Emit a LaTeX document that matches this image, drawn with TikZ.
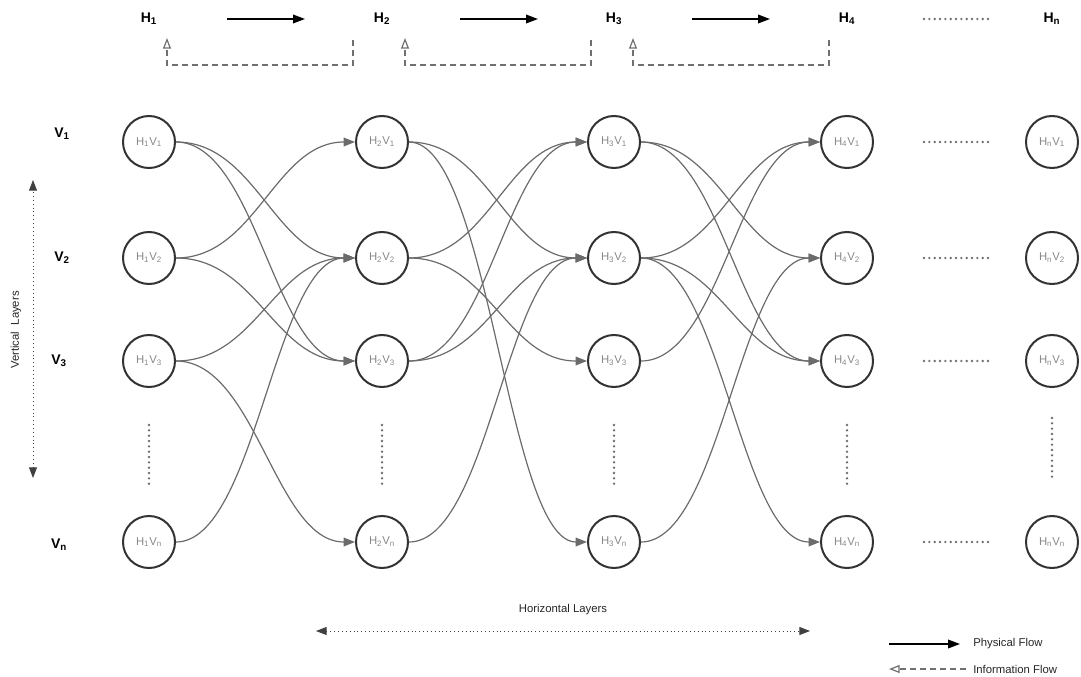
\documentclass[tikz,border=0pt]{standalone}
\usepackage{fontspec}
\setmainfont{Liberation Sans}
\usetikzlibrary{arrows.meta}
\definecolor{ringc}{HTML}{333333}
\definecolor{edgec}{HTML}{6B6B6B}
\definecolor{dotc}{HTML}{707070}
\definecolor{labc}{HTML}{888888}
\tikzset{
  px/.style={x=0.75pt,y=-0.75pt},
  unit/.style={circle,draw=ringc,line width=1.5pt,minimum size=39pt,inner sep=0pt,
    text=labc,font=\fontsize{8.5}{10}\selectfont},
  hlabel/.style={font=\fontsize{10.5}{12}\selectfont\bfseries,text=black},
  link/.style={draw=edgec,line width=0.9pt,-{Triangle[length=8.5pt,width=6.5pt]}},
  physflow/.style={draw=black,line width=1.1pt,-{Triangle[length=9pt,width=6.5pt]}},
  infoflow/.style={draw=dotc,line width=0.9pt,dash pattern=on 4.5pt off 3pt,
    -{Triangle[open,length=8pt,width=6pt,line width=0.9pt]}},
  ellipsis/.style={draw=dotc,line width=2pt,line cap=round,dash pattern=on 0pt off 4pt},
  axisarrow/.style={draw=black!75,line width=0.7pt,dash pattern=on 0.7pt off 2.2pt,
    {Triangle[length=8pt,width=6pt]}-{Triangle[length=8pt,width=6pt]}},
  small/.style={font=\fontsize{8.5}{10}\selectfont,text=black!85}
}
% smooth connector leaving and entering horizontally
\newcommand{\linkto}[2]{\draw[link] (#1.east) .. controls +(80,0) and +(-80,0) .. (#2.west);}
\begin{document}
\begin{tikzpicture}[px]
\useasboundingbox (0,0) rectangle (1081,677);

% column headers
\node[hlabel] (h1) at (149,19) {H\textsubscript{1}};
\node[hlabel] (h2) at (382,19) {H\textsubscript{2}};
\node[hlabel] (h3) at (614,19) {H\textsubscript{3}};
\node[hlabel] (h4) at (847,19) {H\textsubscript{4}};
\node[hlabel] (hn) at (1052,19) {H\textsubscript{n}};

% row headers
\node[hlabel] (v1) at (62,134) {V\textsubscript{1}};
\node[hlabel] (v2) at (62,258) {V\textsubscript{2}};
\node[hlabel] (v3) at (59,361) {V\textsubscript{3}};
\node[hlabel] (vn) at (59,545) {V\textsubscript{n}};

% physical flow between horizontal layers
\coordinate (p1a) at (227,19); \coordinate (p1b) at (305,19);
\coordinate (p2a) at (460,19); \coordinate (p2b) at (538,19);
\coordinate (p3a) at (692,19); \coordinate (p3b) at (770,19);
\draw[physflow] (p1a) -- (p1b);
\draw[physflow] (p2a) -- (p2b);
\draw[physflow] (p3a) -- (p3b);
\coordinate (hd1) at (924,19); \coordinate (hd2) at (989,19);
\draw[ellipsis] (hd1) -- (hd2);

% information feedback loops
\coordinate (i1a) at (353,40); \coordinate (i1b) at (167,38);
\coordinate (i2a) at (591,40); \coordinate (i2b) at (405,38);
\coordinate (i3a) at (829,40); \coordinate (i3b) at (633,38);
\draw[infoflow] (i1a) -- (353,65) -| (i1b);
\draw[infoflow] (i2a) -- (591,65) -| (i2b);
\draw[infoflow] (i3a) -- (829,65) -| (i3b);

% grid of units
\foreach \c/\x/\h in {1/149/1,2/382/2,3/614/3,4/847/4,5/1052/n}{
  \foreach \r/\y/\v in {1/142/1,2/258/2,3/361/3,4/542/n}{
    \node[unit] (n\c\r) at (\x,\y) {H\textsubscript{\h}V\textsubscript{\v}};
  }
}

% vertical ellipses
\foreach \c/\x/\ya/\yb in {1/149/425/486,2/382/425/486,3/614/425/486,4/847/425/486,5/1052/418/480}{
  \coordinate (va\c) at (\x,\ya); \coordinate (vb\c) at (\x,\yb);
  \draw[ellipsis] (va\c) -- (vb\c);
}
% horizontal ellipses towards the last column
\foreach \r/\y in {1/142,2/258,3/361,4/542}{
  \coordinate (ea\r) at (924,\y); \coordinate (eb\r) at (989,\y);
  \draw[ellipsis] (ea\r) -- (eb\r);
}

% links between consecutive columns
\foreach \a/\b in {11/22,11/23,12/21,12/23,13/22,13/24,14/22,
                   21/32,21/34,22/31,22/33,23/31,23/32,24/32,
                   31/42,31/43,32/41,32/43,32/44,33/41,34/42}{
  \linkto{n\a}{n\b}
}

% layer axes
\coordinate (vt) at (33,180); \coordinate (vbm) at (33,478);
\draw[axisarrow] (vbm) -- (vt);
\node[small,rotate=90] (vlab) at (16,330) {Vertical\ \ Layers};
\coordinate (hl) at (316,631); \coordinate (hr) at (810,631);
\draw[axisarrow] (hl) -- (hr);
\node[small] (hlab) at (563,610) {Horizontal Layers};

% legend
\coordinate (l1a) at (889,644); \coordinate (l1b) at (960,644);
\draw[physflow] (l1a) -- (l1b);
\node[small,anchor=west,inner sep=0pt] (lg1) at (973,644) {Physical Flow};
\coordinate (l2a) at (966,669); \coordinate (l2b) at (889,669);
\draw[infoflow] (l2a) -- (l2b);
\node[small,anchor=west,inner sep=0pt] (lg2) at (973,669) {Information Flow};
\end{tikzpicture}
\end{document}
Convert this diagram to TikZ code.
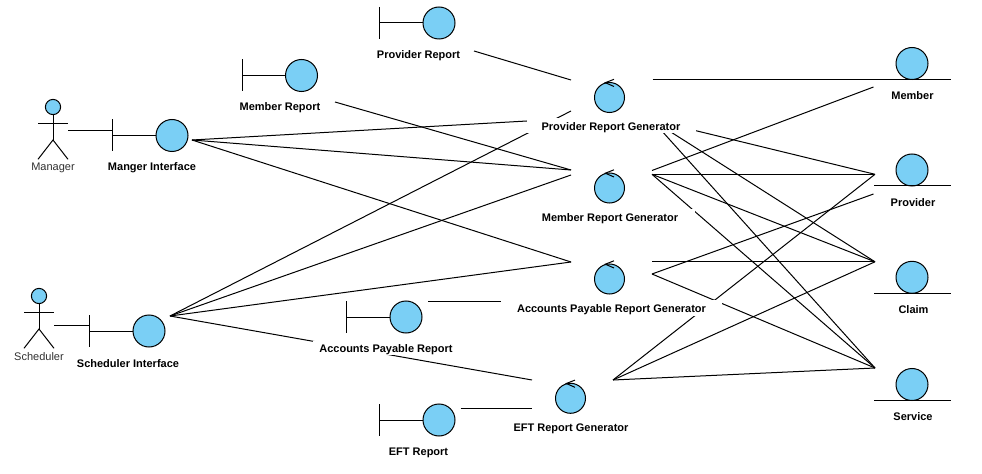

— JOB —
The required output is the number of lines containing the word "this", and nothing besides.

— EXERCISE RESPONSE —
2